Poco se ha dicho y escrito sobre este aspecto de la transición. Los hijos de la democracia carecen de elementos empíricos para valorarlo. Disfrutar de la libertad en la vida cotidiana de los ciudadanos en los tiempos de la UCD fue posible, entre otras cosas, porque los poderes fácticos financieros y económicos, eclesiásticos y políticos carecían de conocimientos suficientes sobre lo que estaba pasando y de instrumentos para actuar en consecuencia. Tampoco sus brazos ejecutivos en materia de seguridad conocían sus nuevas funciones en un Estado democrático y, además, estaban más preocupados por su futuro personal. Algunas intervenciones de la extrema derecha, como la matanza de Atocha, pretendieron una involución que no logró ni siquiera el 23-F.

Se cumplió la profecía del que quizás haya sido uno de los mejores políticos de las últimas décadas, Alfonso Guerra, infravalorado por mor de una bicefalia con González, producto a la vez de su propia lucidez y de su generosidad. Él vaticinó que a este país no lo reconocería ni la madre que lo parió. Acertó, pero este país ha sido ocupado por una superestructura política oligopolística que machaca las lealtades y premia las fidelidades. Hoy sería imposible una colaboración de los políticos por encima de sus partidos, como la que hubo entre Alfonso Guerra y Fernando Abril Martorell. Un lujo de vicepresidentes para España que debería haber marcado la senda a seguir, en lugar del modelo de profesionalización de la actual clase política.

La política en los tiempos de la UCD estaba en manos de personas cualificadas y merecedoras del respaldo de la ciudadanía. La sociedad civil estaba relativamente bien configurada y poseía una muy aceptable capacidad de interlocución con los políticos. La dialéctica primaba sobre las tensiones y la clase política fue capaz de alumbrar la Constitución del 78.

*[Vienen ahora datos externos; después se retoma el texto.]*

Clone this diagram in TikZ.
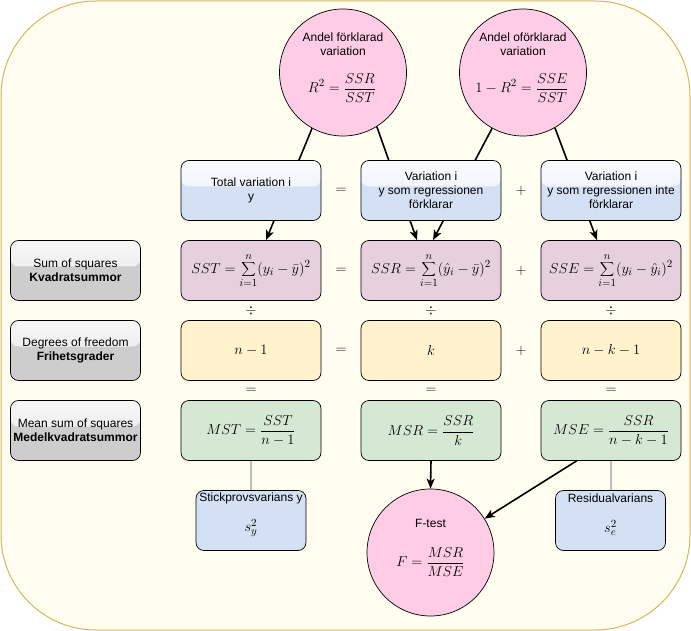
\documentclass[tikz,border=0pt]{standalone}
\usepackage{fontspec}
\setmainfont{Liberation Sans}
\usetikzlibrary{arrows.meta,calc}

\definecolor{bgfill}{HTML}{FFFDF0}
\definecolor{bgline}{HTML}{D6B656}
\definecolor{pinkfill}{HTML}{FFCCE6}
\definecolor{bluefill}{HTML}{D4E1F5}
\definecolor{purplefill}{HTML}{E6D0DE}
\definecolor{yellowfill}{HTML}{FFF2CC}
\definecolor{greenfill}{HTML}{D5E8D4}
\definecolor{greyfill}{HTML}{CDCDCD}
\definecolor{linkgrey}{HTML}{BDBDBD}
\definecolor{optext}{HTML}{111111}

\begin{document}
\begin{tikzpicture}[x=1pt,y=-1pt,
  txt/.style={font=\fontsize{12}{14}\selectfont, align=center, inner sep=0pt},
  mathtxt/.style={font=\fontsize{15}{18}\selectfont, inner sep=0pt},
  optxt/.style={font=\fontsize{14}{16}\selectfont, text=optext, inner sep=0pt},
  cell/.style={rectangle, rounded corners=8pt, draw=black, line width=0.7pt,
    minimum width=140pt, minimum height=60pt, inner sep=0pt, align=center},
  sumbox/.style={cell, fill=purplefill, font=\fontsize{15}{18}\selectfont},
  dfbox/.style={cell, fill=yellowfill, font=\fontsize{15}{18}\selectfont},
  meanbox/.style={cell, fill=greenfill, font=\fontsize{15}{18}\selectfont},
  glassbox/.style={cell, fill=#1, font=\fontsize{12}{14}\selectfont,
    path picture={\shade[top color=white!85!#1, bottom color=white!45!#1]
      (path picture bounding box.north west) rectangle
      ($(path picture bounding box.north east)+(0,-26pt)$);}},
  headbox/.style={glassbox=bluefill},
  rowlabel/.style={glassbox=greyfill, minimum width=130pt},
  smallbox/.style={cell, fill=bluefill, minimum width=110pt},
  circ/.style={circle, draw=black, line width=0.7pt, fill=pinkfill,
    minimum size=127pt, inner sep=0pt},
  arr/.style={line width=1.6pt, -{Stealth[length=10pt,width=8pt,inset=2.5pt]}},
  greylink/.style={line width=2pt, draw=linkgrey}
]
% canvas and rounded background panel
\useasboundingbox (0,0) rectangle (691,631);
\path[fill=bgfill, draw=bgline, line width=1pt, rounded corners=95pt]
  (1,1) rectangle (690,630);

% summary circles
\node[circ] (c1) at (343,72.5) {};
\node[circ] (c2) at (523,72.5) {};
\node[txt] (c1t) at (343,44) {Andel förklarad\\variation};
\node[mathtxt] (c1f) at (342,88) {$\displaystyle R^2=\frac{SSR}{SST}$};
\node[txt] (c2t) at (523,44) {Andel oförklarad\\variation};
\node[mathtxt] (c2f) at (522,88) {$\displaystyle 1-R^2=\frac{SSE}{SST}$};

% row labels
\node[rowlabel] (l1) at (75.5,270.5) {Sum of squares\\\textbf{Kvadratsummor}};
\node[rowlabel] (l2) at (75.5,350.5) {Degrees of freedom\\\textbf{Frihetsgrader}};
\node[rowlabel] (l3) at (75.5,430.5) {Mean sum of squares\\\textbf{Medelkvadratsummor}};

% sums of squares
\node[sumbox] (sst) at (251,270.5) {$\displaystyle SST=\sum_{i=1}^{n}(y_i-\bar{y})^2$};
\node[sumbox] (ssr) at (431,270.5) {$\displaystyle SSR=\sum_{i=1}^{n}(\hat{y}_i-\bar{y})^2$};
\node[sumbox] (sse) at (611,270.5) {$\displaystyle SSE=\sum_{i=1}^{n}(y_i-\hat{y}_i)^2$};

% degrees of freedom
\node[dfbox] (dft) at (251,350.5) {$n-1$};
\node[dfbox] (dfr) at (431,350.5) {$k$};
\node[dfbox] (dfe) at (611,350.5) {$n-k-1$};

% mean squares
\node[meanbox] (mst) at (251,430.5) {$\displaystyle MST=\frac{SST}{n-1}$};
\node[meanbox] (msr) at (431,430.5) {$\displaystyle MSR=\frac{SSR}{k}$};
\node[meanbox] (mse) at (611,430.5) {$\displaystyle MSE=\frac{SSR}{n-k-1}$};

% F-test and variance boxes
\node[circ] (cf) at (430.5,552.5) {};
\node[txt] (cft) at (430.5,523) {F-test};
\node[mathtxt] (cff) at (430.5,562) {$\displaystyle F=\frac{MSR}{MSE}$};

\node[smallbox] (sv) at (251,520.5) {};
\node[txt] (svt) at (251,498) {Stickprovsvarians y};
\node[mathtxt] (svf) at (251,528) {$s_y^2$};
\node[smallbox] (rv) at (610.5,520.5) {};
\node[txt] (rvt) at (610.5,498) {Residualvarians};
\node[mathtxt] (rvf) at (610.5,528) {$s_e^2$};

% connectors from the circles down to the sums of squares
\draw[arr] (c1.241) -- ($(sst.north)+(15,0)$);
\draw[arr] (c1.302) -- ($(ssr.north)+(-14,0)$);
\draw[arr] (c2.241) -- ($(ssr.north)+(2,0)$);
\draw[arr] (c2.300) -- ($(sse.north)+(-14,0)$);

% connectors into the F-test
\draw[arr] (msr.south) -- (cf.north);
\draw[arr] ($(mse.south west)+(36,0)$) -- (cf.32);

% grey links to the variance boxes
\draw[greylink] (mst.south) -- (sv.north);
\draw[greylink] ($(mse.south)+(-0.5,0)$) -- (rv.north);

% header boxes drawn over the connectors
\node[headbox] (h1) at (251,190.5) {Total variation i\\y};
\node[headbox] (h2) at (431,190.5) {Variation i\\y som regressionen\\förklarar};
\node[headbox] (h3) at (611,190.5) {Variation i\\y som regressionen inte\\förklarar};

% operators between the columns
\foreach \yy/\nm in {190.5/a,270.5/b,350.5/c}{
  \node[optxt] (eq\nm) at (341,\yy) {$=$};
  \node[optxt] (pl\nm) at (521,\yy) {$+$};
}
% operators between the rows
\foreach \xx/\nm in {251/a,431/b,611/c}{
  \node[optxt] (dv\nm) at (\xx,310.5) {$\div$};
  \node[optxt] (eqr\nm) at (\xx,390.5) {$=$};
}
\end{tikzpicture}
\end{document}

Hemos sido incapaces de desarrollar la Constitución y mucho menos de adaptarla a las nuevas realidades. El ciudadano recela de los políticos y llega a considerarlos un problema para la sociedad. La izquierda ha gestionado con los tics de la derecha y la derecha no ha terminado de asumirse como tal. Los patas negras en PSOE e IU, y los eclesiásticos y los neoliberales en el PP, son un lastre que daña al país.

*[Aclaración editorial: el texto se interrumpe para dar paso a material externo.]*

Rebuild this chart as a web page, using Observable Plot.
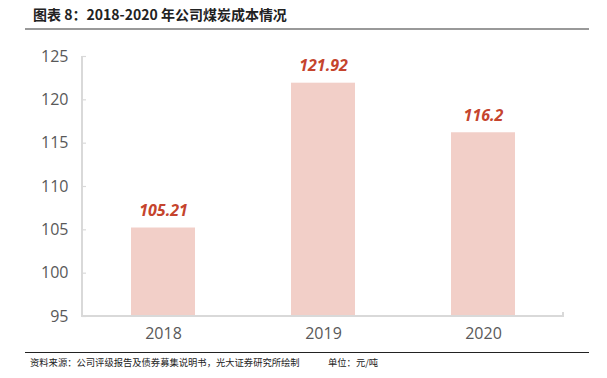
<!DOCTYPE html>
<html><head><meta charset="utf-8">
<script src="https://cdn.jsdelivr.net/npm/d3@7"></script>
<script src="https://cdn.jsdelivr.net/npm/@observablehq/plot@0.6"></script>
<style>
body{margin:0;width:607px;height:378px;background:#fff;position:relative;overflow:hidden;font-family:"Noto Sans CJK SC","Noto Sans",sans-serif;}
#title{position:absolute;left:33px;top:4px;font-size:14px;font-weight:bold;color:#222;line-height:20px;white-space:nowrap;}
#tline{position:absolute;left:25px;top:28px;width:564px;height:0;border-top:2px solid #999;}
#chart{position:absolute;left:0;top:30px;}
#fline{position:absolute;left:25px;top:352px;width:564px;height:0;border-top:1px solid #222;}
#src{position:absolute;left:30px;top:355px;font-size:9.3px;color:#222;line-height:14px;white-space:nowrap;}
#unit{position:absolute;left:328px;top:355px;font-size:9.3px;color:#222;line-height:14px;white-space:nowrap;}
</style></head>
<body>
<div id="title">图表 8：2018-2020 年公司煤炭成本情况</div>
<div id="tline"></div>
<div id="chart"></div>
<div id="fline"></div>
<div id="src">资料来源：公司评级报告及债券募集说明书，光大证券研究所绘制</div>
<div id="unit">单位：元/吨</div>
<script>
const years = ["2018", "2019", "2020"];
const costs = [105.21, 121.92, 116.2];
const costLabels = ["105.21", "121.92", "116.2"];
const yTicks = [95, 100, 105, 110, 115, 120, 125];

const data = years.map((y, i) => ({year: y, cost: costs[i], label: costLabels[i]}));

// axis frame lines (left + bottom), drawn from the plot dimensions
function axisFrame(index, scales, values, dims) {
  const g = d3.create("svg:g").attr("stroke", "#d9d9d9").attr("stroke-width", 2).attr("fill", "none");
  const l = dims.marginLeft, r = dims.width - dims.marginRight;
  const t = dims.marginTop, b = dims.height - dims.marginBottom;
  g.append("path").attr("d", `M${l},${t}V${b}H${r}V${b - 4}`);
  return g.node();
}

const chart = Plot.plot({
  width: 607,
  height: 315,
  marginTop: 26,
  marginBottom: 29,
  marginLeft: 82,
  marginRight: 44,
  style: {fontFamily: "'Open Sans', sans-serif", background: "transparent"},
  x: {domain: years, paddingInner: 0.6, paddingOuter: 0.3, label: null},
  y: {domain: [95, 125], label: null},
  marks: [
    Plot.barY(data, {x: "year", y1: 95, y2: "cost", fill: "#f2cfc8"}),
    axisFrame,
    Plot.axisY(yTicks, {tickSize: 4, dx: 4, text: null, stroke: "#d9d9d9", strokeWidth: 1.2}),
    Plot.axisY(yTicks, {tickSize: 0, tickPadding: 14, fontSize: 16, fill: "#595959"}),
    Plot.axisX({tickSize: 0, tickPadding: 11, fontSize: 16, fill: "#595959"}),
    Plot.text(data, {x: "year", y: "cost", text: "label", dy: -17, fill: "#c5442d",
      fontSize: 16, fontWeight: "bold", fontStyle: "italic"})
  ]
});
document.getElementById("chart").appendChild(chart);
</script>
</body></html>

La libertad individual no debería estar reñida con un proyecto político de izquierdas. Sin embargo, en sus organizaciones no se admiten diferencias ni matices. Los argumentarios son la doctrina a la que deben someterse todos sin rechistar. ¡Qué lejos quedan aquellos momentos en los que libremente podías expresarte sin temor a ser reprimido, de una u otra manera! Los militantes de los partidos, especialmente de la izquierda, tienen miedo a manifestar sus discrepancias, especialmente si ocupan una responsabilidad institucional, porque enseguida serían cesados sin que mediara causa objetiva. Como militantes de base, aceptan la doctrina adoptada por una mayoría orgánica, sea la que sea, lo que se traduce en un centralismo democrático, antes asociado sólo a los comunistas.

En los tiempos de la UCD, la palabra libertad era un valor incuestionable. Existía una hoja de ruta que se llamaba España y un respeto total hacia el contrario, lo que hoy son los adversarios. Los discursos parlamentarios alcanzaban cotas de calidad desconocidas en la actualidad.

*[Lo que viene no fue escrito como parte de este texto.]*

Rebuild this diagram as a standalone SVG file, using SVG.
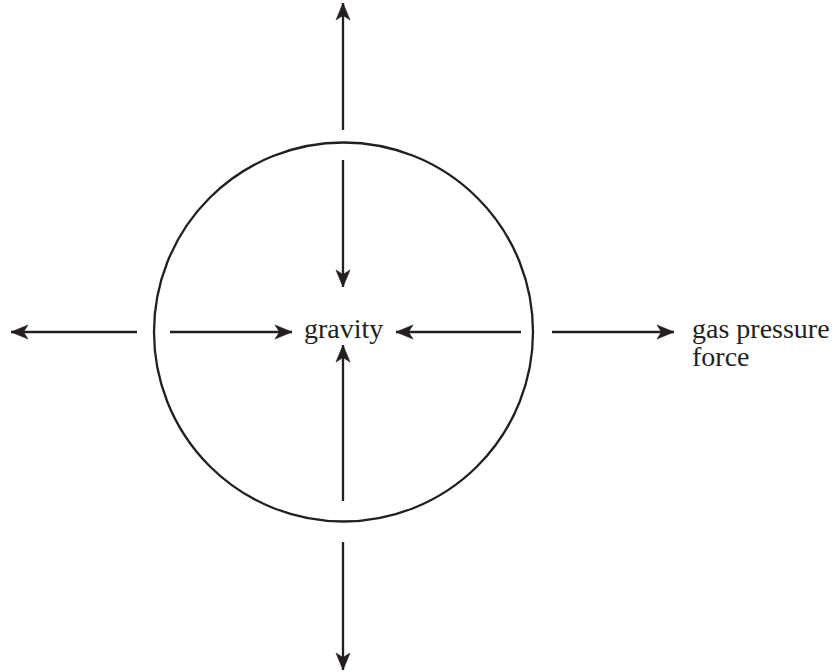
<svg xmlns="http://www.w3.org/2000/svg" width="840" height="672" viewBox="0 0 840 672">
<style>
.ln{stroke:#231f20;stroke-width:2.3;fill:none}
text{font-family:"Liberation Serif","Times New Roman","DejaVu Serif",serif;font-size:28px;fill:#231f20}
</style>
<defs>
<marker id="ah" markerUnits="userSpaceOnUse" markerWidth="20" markerHeight="18" viewBox="-18 -9 20 18" refX="0" refY="0" orient="auto">
<path d="M0,0 L-17,-7 L-12.5,0 L-17,7 Z" fill="#231f20" stroke="#231f20" stroke-width="0.6" stroke-linejoin="miter"/>
</marker>
</defs>
<rect width="840" height="672" fill="#fff"/>
<g id="star">
<circle cx="343.5" cy="332" r="189.5" class="ln"/>
</g>
<g id="gravity">
<text x="304" y="338">gravity</text>
</g>
<g id="gas-pressure">
<text x="692" y="338">gas pressure</text>
<text x="692" y="366">force</text>
</g>
<g id="connectors">
<line x1="343" y1="130" x2="343" y2="3" class="ln" marker-end="url(#ah)"/>
<line x1="343" y1="160" x2="343" y2="287" class="ln" marker-end="url(#ah)"/>
<line x1="343" y1="501" x2="343" y2="345" class="ln" marker-end="url(#ah)"/>
<line x1="343" y1="542" x2="343" y2="670" class="ln" marker-end="url(#ah)"/>
<line x1="137" y1="332" x2="11" y2="332" class="ln" marker-end="url(#ah)"/>
<line x1="170" y1="332" x2="292" y2="332" class="ln" marker-end="url(#ah)"/>
<line x1="521" y1="332" x2="396" y2="332" class="ln" marker-end="url(#ah)"/>
<line x1="552" y1="332" x2="674" y2="332" class="ln" marker-end="url(#ah)"/>
</g>
</svg>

Dos cuestiones acechaban esa libertad, pero no impedían ni limitaban su ejercicio: la extrema derecha y el Ejército. Para ellos el gran enemigo no era el PSOE, ni siquiera el PCE, era Suárez. Eran conscientes de que sin él no se estaría disfrutando de una libertad que ni siquiera Portugal alcanzó con su Revolución de los claveles. Al final lo consiguieron. Una Jefatura del Estado temerosa por su futuro y un poder financiero, el verdadero poder fáctico de la derecha, representado entonces por la Asociación Española de la Banca, la de las siete hermanas, deseosas de cerrar el grifo de la libertad y de establecer unas reglas de juego ventajosas para ellos, hicieron que Suárez dimitiese, sin olvidar a un PSOE que nunca cesó de acosarle. En la dignidad de todos los diputados en el golpe del 23-F, sobresalieron el propio Suárez, Gutiérrez Mellado y Carrillo, e incluso un Fraga desconocido hasta entonces. España disfrutaba de una clase política muy comprometida con la puesta en marcha de la democracia, pero sobre todo con la libertad como el valor más preciado que no condicionaba, ni debía condicionar, ningún objetivo político.

Gracias a Adolfo Suárez, por devolverme la libertad y a mi amigo Luis Javier Posada Moreno, que supo apostar por ella, sin pedir nada a cambio.